Jumblesoul

鬼畜のJumblesoulのレビュー・感想・評価

鬼畜(1978年製作の映画)
3.5
実際にあった事件を元にした、松本清張の傑作短編小説が原作。
同じ清張原作の『砂の器』を、まるで違う話に改ざんして映画化した野村芳太郎が監督なので嫌な予感がしたが、本作はほぼ原作に忠実になっている。
ただし、原作では石材のカケラが石版印刷に使うものだと判明したところで終わっているので、宗吉が逮捕されてからはオリジナルの話。利一が、その人は父親じゃないなんて、お涙頂戴の話を清張が書くわけない。
結構重要な、宗吉が浮気するまでのプロセスがカットされているため、物語全体の深みが乏しくなった気がする。
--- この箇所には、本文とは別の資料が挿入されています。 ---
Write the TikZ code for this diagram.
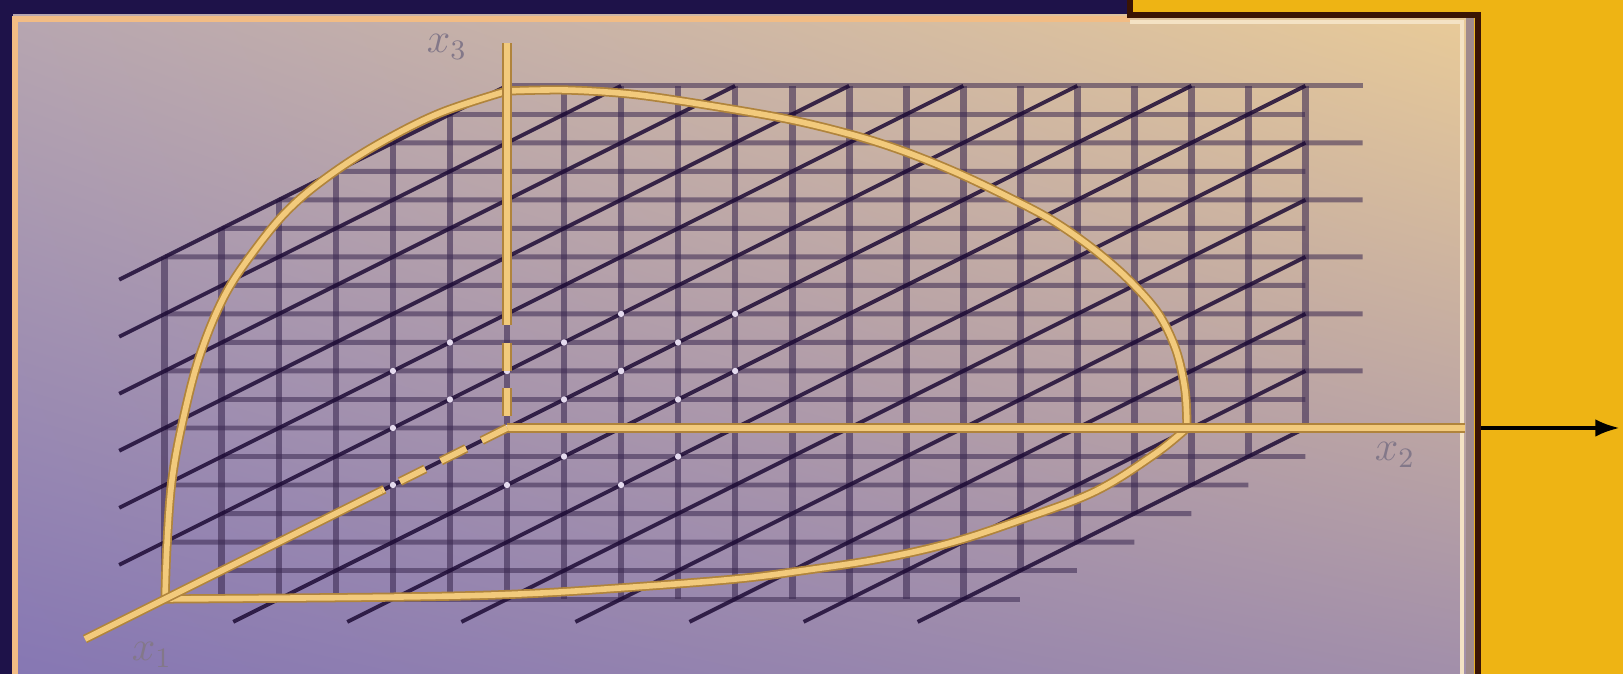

そして映画なので仕方ないが、宗吉の正妻と妾は、岩下志麻と小川真由美という美女ではダメなのだ。このキャスティングで、いかにも作り話の感が強くなってしまった。第一、岩下志麻みたいな綺麗な奥さんがいて、浮気する男はいないでしょw
会社の重役や自営業の経営者なら、妾の一人を囲って当たり前という時代の悲劇でもあった。原作にも出てこないが、東京に置き去りにされた長女は、その後どうなったのだろうか。